The survey, carried out by the University and College Union (UCU) and the NUT, details some of the cutbacks being made after more than 95 per cent of respondents said that their institutions faced a reduced budget in real terms next year.
A third of the 69 college union representatives surveyed said the cuts were serious and likely to harm teaching significantly. Only a handful believed their college could make the changes without affecting quality in the classroom.
The number of courses was being cut at 55 per cent of colleges, and class sizes were being increased at more than half, the survey found. More than 39 per cent reported that the number of hours taught for each course was also being reduced to save money.

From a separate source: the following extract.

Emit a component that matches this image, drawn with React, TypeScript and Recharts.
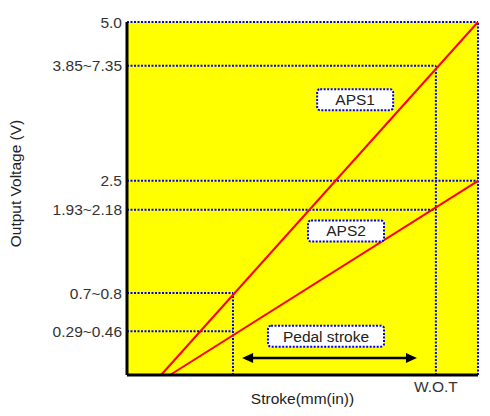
import React from "react";
import {
  ComposedChart,
  Line,
  XAxis,
  YAxis,
  CartesianGrid,
  ReferenceLine,
  ReferenceDot,
} from "recharts";

// chart units: stroke 0..100, output 0..5 (schematic, ticks are not evenly spaced)
const aps1 = [
  { x: 9.7, y: 0 },
  { x: 100, y: 5 },
];
const aps2 = [
  { x: 12.25, y: 0 },
  { x: 100, y: 2.75 },
];

const yTicks = [0.62, 1.16, 2.34, 2.75, 4.38, 5];
const yTickLabels = ["0.29~0.46", "0.7~0.8", "1.93~2.18", "2.5", "3.85~7.35", "5.0"];

const idleStroke = 30.2;
const wotStroke = 88;
const xTicks = [wotStroke];
const xTickLabels = ["W.O.T"];

// dotted guide lines: [x1, y1, x2, y2]
const guides = [
  [0, 5, 100, 5],
  [100, 0, 100, 5],
  [0, 4.38, wotStroke, 4.38],
  [0, 2.75, 100, 2.75],
  [0, 2.34, wotStroke, 2.34],
  [0, 1.16, idleStroke, 1.16],
  [0, 0.62, idleStroke, 0.62],
  [wotStroke, 0, wotStroke, 4.38],
  [idleStroke, 0, idleStroke, 1.16],
];

const boxes = [
  { x: 65, y: 3.9, text: "APS1", w: 76 },
  { x: 62.4, y: 2.04, text: "APS2", w: 76 },
  { x: 56.7, y: 0.55, text: "Pedal stroke", w: 116 },
];

const pedalArrow = { from: 32.8, to: 82.6, y: 0.24 };

const FONT = '"Liberation Sans", Arial, Helvetica, sans-serif';
const BLUE = "#0000ff";
const FS = 15.5;

const TextBox = (props: any) => {
  const { cx, cy, text, w } = props;
  const h = 21;
  return (
    <g>
      <rect
        x={cx - w / 2}
        y={cy - h / 2}
        width={w}
        height={h}
        rx={3}
        fill="#fff"
        stroke={BLUE}
        strokeWidth={2}
        strokeDasharray="2 1.5"
      />
      <text
        x={cx}
        y={cy}
        textAnchor="middle"
        dominantBaseline="central"
        fontSize={FS}
        fontFamily={FONT}
        fill="#222"
      >
        {text}
      </text>
    </g>
  );
};

const DoubleArrow = (props: any) => {
  const { x1, y1, x2 } = props;
  const head = 11;
  const half = 5;
  return (
    <g>
      <line x1={x1 + head - 1} y1={y1} x2={x2 - head + 1} y2={y1} stroke="#000" strokeWidth={2.5} />
      <polygon points={`${x1},${y1} ${x1 + head},${y1 - half} ${x1 + head},${y1 + half}`} fill="#000" />
      <polygon points={`${x2},${y1} ${x2 - head},${y1 - half} ${x2 - head},${y1 + half}`} fill="#000" />
    </g>
  );
};

const YLabel = (props: any) => {
  const { viewBox } = props;
  const cx = 15;
  const cy = viewBox.y + viewBox.height / 2 - 15;
  return (
    <text
      x={cx}
      y={cy}
      transform={`rotate(-90, ${cx}, ${cy})`}
      textAnchor="middle"
      dominantBaseline="central"
      fontSize={FS}
      fontFamily={FONT}
      fill="#222"
    >
      Output Voltage (V)
    </text>
  );
};

export default function App() {
  const tickStyle = { fontSize: FS, fontFamily: FONT, fill: "#333" };
  return (
    <div style={{ position: "absolute", left: 0, top: 0, background: "#fff" }}>
      <ComposedChart width={490} height={416} margin={{ top: 22, right: 12, bottom: 0, left: 0 }}>
        <CartesianGrid fill="#ffff00" horizontal={false} vertical={false} />
        <XAxis
          type="number"
          dataKey="x"
          domain={[0, 100]}
          ticks={xTicks}
          tickFormatter={(v: number) => xTickLabels[xTicks.indexOf(v)] ?? ""}
          tick={tickStyle}
          tickLine={false}
          tickSize={4}
          axisLine={{ stroke: "#000", strokeWidth: 3 }}
          height={41}
          label={{
            value: "Stroke(mm(in))",
            position: "insideBottom",
            offset: 12,
            fontSize: FS,
            fontFamily: FONT,
            fill: "#222",
          }}
        />
        <YAxis
          type="number"
          dataKey="y"
          domain={[0, 5]}
          ticks={yTicks}
          interval={0}
          tickFormatter={(v: number) => yTickLabels[yTicks.indexOf(v)] ?? ""}
          tick={tickStyle}
          tickLine={false}
          tickSize={0}
          tickMargin={5}
          axisLine={{ stroke: "#000", strokeWidth: 3 }}
          width={127}
          label={{ content: YLabel }}
        />
        {guides.map((g, i) => (
          <ReferenceLine
            key={"g" + i}
            segment={[
              { x: g[0], y: g[1] },
              { x: g[2], y: g[3] },
            ]}
            stroke={BLUE}
            strokeWidth={2}
            strokeDasharray="2 1.5"
          />
        ))}
        <Line
          data={aps1}
          dataKey="y"
          type="linear"
          stroke="#ff0000"
          strokeWidth={2}
          dot={false}
          isAnimationActive={false}
        />
        <Line
          data={aps2}
          dataKey="y"
          type="linear"
          stroke="#ff0000"
          strokeWidth={2}
          dot={false}
          isAnimationActive={false}
        />
        <ReferenceLine
          segment={[
            { x: pedalArrow.from, y: pedalArrow.y },
            { x: pedalArrow.to, y: pedalArrow.y },
          ]}
          shape={DoubleArrow}
        />
        {boxes.map((b) => (
          <ReferenceDot
            key={b.text}
            x={b.x}
            y={b.y}
            r={1}
            shape={(p: any) => <TextBox {...p} text={b.text} w={b.w} />}
          />
        ))}
      </ComposedChart>
    </div>
  );
}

Respondents also detailed the impact of the 75 per cent cut to entitlement funding, which is used to fund tutorial time and extra-curricular activities. More than three-quarters said their colleges were reducing activities such as sport, music, dance and drama, while most were also reducing tutorial time.
More than a third were reducing careers guidance, despite the replacement of the Connexions service with a requirement for individual institutions to arrange their own independent advice for students.
Union representatives also warned that students at more than half of colleges believed the bursaries replacing the education maintenance allowance would be inadequate, and two-thirds believed that recruitment would suffer as a result.
NUT general secretary Christine Blower said: "The impact of not only the real-terms cuts faced by colleges but also the 75 per cent cut in enrichment and tutorial funding is nothing short of devastating. Teachers in this crucial sector face job losses and increased workload while students will be forced out of education by the two-thirds cut in funding for the education maintenance allowance."
Over three-quarters of respondents said the possibility of redundancies among teaching and support staff had been raised, while two-thirds have begun consulting staff about job losses.
A quarter of the union representatives who took part said that their college was refusing to implement recommended national pay awards and another quarter said they were putting restrictions on pay progression. Nearly a third faced increases in working hours.
UCU general secretary Sally Hunt said: "Colleges will no longer be able to offer students the same high-quality learning experience as courses get shorter and class sizes increase.
"The Government can say all it likes about being committed to social mobility, yet the reality doesn't square with the rhetoric.
"As well as cutting funding for institutions, it has removed vital lifelines for college students, such as the education maintenance allowance."
A spokesman for the Department for Business, Innovation and Skills said: "In light of the current fiscal climate it is critical that we focus investment where its impact is maximised.
"Ultimately FE colleges are self-governing, independent organisations and as such, they are responsible for their own terms and conditions, pay and workforce modelling."